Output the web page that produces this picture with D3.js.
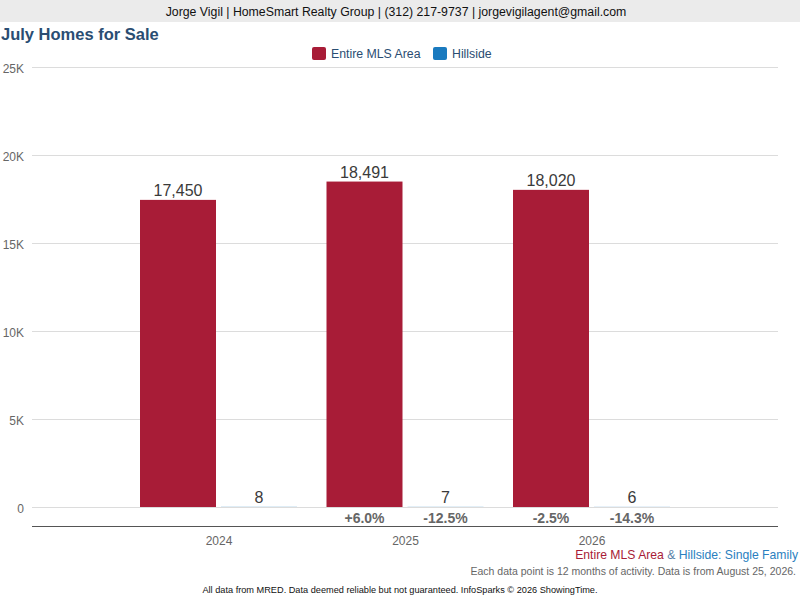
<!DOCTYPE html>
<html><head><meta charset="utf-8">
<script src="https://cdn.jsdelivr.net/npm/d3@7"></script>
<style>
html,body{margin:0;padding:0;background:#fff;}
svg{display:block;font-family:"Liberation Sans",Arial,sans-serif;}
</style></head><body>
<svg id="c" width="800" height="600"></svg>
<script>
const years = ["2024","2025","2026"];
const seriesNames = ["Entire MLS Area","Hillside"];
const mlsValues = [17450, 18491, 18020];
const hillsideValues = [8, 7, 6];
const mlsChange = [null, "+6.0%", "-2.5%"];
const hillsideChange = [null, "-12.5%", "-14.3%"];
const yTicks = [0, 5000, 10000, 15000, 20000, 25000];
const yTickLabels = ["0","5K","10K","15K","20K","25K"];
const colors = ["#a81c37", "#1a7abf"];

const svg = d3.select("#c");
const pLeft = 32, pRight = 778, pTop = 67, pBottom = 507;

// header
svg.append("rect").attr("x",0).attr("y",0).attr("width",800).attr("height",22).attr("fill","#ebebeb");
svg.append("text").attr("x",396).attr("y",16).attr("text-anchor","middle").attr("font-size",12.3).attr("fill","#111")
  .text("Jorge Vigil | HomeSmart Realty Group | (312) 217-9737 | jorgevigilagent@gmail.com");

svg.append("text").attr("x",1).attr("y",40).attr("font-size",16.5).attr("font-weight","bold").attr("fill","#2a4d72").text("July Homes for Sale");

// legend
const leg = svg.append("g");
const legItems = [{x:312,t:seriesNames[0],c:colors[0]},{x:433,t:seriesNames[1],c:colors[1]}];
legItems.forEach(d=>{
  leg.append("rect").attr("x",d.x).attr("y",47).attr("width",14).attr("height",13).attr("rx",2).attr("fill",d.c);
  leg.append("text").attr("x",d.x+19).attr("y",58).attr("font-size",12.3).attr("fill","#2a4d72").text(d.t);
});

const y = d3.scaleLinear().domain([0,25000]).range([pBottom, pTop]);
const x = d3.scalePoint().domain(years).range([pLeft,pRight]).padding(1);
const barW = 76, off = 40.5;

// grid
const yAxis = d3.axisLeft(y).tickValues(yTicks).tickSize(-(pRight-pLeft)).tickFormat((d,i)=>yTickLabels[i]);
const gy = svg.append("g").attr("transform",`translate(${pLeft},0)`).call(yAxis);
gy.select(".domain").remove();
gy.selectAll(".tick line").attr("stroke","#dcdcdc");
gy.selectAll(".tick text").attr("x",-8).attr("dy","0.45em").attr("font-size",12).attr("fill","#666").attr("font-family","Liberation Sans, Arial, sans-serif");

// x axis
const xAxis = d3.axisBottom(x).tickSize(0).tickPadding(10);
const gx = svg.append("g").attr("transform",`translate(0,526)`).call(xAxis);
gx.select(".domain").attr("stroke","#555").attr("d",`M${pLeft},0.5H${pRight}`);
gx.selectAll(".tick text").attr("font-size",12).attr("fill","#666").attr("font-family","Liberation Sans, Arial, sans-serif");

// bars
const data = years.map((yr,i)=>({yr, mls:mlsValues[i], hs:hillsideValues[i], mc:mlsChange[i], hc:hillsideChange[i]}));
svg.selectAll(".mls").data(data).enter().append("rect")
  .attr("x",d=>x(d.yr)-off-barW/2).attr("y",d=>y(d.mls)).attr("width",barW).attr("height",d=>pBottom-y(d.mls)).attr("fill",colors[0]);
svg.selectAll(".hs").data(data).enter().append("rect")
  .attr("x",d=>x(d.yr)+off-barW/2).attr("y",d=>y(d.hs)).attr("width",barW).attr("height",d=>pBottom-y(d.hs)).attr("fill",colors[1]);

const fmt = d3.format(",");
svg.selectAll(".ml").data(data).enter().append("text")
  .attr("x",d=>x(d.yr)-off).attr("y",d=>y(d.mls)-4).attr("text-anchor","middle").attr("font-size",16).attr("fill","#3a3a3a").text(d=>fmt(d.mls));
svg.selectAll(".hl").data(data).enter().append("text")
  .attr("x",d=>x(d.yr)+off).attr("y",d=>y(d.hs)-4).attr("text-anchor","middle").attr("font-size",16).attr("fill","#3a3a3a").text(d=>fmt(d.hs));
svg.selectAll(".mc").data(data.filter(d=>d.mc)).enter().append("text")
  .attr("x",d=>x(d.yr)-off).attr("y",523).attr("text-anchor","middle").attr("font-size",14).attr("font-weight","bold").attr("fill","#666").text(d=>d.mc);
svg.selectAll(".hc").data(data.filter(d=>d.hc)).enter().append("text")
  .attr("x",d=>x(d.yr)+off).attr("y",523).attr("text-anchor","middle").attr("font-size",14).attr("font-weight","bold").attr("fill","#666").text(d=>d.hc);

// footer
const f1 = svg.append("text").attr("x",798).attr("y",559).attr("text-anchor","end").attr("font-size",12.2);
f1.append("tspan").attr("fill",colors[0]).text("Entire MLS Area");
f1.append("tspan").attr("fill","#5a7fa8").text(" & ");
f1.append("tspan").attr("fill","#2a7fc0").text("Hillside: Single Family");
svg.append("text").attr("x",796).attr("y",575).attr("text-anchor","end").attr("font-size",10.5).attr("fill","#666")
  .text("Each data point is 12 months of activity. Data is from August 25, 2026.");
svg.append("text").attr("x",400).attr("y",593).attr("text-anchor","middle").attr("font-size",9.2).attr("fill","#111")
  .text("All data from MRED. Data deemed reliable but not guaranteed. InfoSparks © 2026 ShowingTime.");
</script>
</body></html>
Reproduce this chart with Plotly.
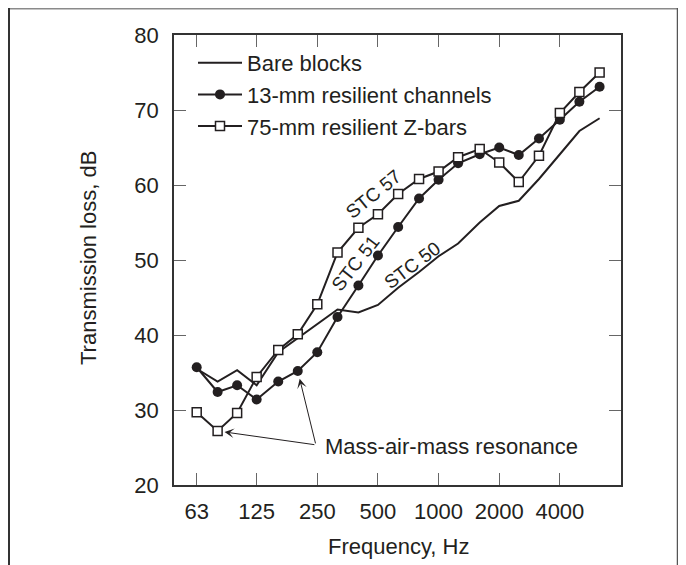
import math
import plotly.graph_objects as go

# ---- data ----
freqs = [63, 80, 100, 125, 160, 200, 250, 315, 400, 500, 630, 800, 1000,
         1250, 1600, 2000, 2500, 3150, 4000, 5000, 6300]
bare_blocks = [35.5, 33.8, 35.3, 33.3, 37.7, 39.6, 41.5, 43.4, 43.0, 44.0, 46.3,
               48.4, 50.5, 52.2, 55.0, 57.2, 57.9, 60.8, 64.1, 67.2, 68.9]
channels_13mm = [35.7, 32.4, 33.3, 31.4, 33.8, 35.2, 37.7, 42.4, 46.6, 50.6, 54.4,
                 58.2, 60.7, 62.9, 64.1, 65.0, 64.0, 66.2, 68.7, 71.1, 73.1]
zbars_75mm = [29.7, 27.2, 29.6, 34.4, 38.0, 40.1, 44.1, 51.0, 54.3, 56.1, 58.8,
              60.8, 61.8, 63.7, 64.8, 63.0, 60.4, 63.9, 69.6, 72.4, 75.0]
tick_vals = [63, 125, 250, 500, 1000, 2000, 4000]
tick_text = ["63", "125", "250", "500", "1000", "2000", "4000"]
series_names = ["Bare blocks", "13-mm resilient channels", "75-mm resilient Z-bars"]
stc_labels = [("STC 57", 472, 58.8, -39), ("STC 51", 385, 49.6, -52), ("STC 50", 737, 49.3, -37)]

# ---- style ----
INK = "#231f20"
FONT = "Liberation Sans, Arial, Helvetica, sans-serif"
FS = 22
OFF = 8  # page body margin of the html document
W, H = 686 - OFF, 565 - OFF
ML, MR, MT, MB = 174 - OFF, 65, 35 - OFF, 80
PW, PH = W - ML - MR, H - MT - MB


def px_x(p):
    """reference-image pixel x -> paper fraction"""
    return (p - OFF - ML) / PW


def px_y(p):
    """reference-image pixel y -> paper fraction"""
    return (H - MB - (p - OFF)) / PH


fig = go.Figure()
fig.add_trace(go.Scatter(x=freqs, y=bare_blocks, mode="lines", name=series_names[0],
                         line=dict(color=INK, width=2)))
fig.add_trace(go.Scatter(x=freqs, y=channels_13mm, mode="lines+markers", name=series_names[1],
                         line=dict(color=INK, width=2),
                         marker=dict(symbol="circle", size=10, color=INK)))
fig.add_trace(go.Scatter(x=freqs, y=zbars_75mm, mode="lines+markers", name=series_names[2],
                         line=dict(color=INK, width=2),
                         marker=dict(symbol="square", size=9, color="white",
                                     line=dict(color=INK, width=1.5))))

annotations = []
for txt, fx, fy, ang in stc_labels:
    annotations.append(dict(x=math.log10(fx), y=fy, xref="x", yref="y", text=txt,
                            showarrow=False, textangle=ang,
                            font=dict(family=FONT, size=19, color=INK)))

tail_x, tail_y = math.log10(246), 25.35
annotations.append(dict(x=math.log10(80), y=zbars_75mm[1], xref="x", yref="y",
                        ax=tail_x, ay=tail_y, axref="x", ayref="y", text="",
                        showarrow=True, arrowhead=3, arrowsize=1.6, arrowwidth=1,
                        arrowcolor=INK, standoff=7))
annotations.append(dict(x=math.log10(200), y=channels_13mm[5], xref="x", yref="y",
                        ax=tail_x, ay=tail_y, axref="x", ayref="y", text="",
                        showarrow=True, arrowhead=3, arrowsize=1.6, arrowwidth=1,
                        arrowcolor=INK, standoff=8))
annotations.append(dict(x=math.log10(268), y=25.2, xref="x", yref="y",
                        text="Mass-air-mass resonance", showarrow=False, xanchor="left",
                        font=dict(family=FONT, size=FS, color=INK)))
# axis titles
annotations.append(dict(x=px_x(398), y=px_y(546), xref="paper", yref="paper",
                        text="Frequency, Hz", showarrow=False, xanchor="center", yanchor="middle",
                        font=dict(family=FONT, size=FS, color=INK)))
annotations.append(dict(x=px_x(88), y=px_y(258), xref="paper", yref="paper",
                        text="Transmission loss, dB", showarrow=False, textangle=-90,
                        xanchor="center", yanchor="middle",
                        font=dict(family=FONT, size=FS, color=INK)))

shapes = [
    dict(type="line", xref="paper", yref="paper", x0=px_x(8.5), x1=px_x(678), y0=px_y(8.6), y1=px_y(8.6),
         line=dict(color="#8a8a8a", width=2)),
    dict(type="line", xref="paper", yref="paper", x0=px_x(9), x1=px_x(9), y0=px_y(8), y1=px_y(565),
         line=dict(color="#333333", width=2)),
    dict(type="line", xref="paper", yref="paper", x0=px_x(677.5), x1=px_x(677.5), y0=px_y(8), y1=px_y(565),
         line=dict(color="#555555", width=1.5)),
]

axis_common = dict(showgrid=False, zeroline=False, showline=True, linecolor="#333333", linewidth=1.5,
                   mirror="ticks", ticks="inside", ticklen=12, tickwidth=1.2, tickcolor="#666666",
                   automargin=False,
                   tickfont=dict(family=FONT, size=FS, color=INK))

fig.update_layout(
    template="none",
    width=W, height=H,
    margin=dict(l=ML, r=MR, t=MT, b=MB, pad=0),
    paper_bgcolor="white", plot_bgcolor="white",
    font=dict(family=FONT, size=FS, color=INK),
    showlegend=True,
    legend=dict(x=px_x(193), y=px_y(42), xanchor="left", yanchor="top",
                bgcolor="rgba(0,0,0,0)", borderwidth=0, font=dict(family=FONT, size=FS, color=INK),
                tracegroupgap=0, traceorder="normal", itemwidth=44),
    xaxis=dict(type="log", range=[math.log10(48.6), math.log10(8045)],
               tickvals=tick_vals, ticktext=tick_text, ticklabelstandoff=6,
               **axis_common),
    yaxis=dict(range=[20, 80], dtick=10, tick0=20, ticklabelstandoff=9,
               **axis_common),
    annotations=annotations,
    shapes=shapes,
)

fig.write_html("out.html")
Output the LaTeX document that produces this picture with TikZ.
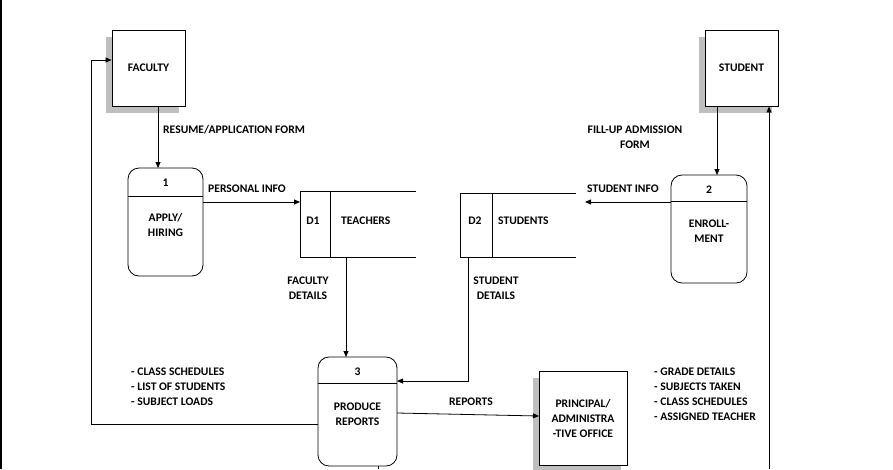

++++++

__What you should do__. Give back, unchanged, each line from the one containing "Reproduce this chart with Plotly." through the one containing "737, 49.3, -37)]". Pictures are to be left out.

__Finished answer__.
Reproduce this chart with Plotly.
import math
import plotly.graph_objects as go

# ---- data ----
freqs = [63, 80, 100, 125, 160, 200, 250, 315, 400, 500, 630, 800, 1000,
         1250, 1600, 2000, 2500, 3150, 4000, 5000, 6300]
bare_blocks = [35.5, 33.8, 35.3, 33.3, 37.7, 39.6, 41.5, 43.4, 43.0, 44.0, 46.3,
               48.4, 50.5, 52.2, 55.0, 57.2, 57.9, 60.8, 64.1, 67.2, 68.9]
channels_13mm = [35.7, 32.4, 33.3, 31.4, 33.8, 35.2, 37.7, 42.4, 46.6, 50.6, 54.4,
                 58.2, 60.7, 62.9, 64.1, 65.0, 64.0, 66.2, 68.7, 71.1, 73.1]
zbars_75mm = [29.7, 27.2, 29.6, 34.4, 38.0, 40.1, 44.1, 51.0, 54.3, 56.1, 58.8,
              60.8, 61.8, 63.7, 64.8, 63.0, 60.4, 63.9, 69.6, 72.4, 75.0]
tick_vals = [63, 125, 250, 500, 1000, 2000, 4000]
tick_text = ["63", "125", "250", "500", "1000", "2000", "4000"]
series_names = ["Bare blocks", "13-mm resilient channels", "75-mm resilient Z-bars"]
stc_labels = [("STC 57", 472, 58.8, -39), ("STC 51", 385, 49.6, -52), ("STC 50", 737, 49.3, -37)]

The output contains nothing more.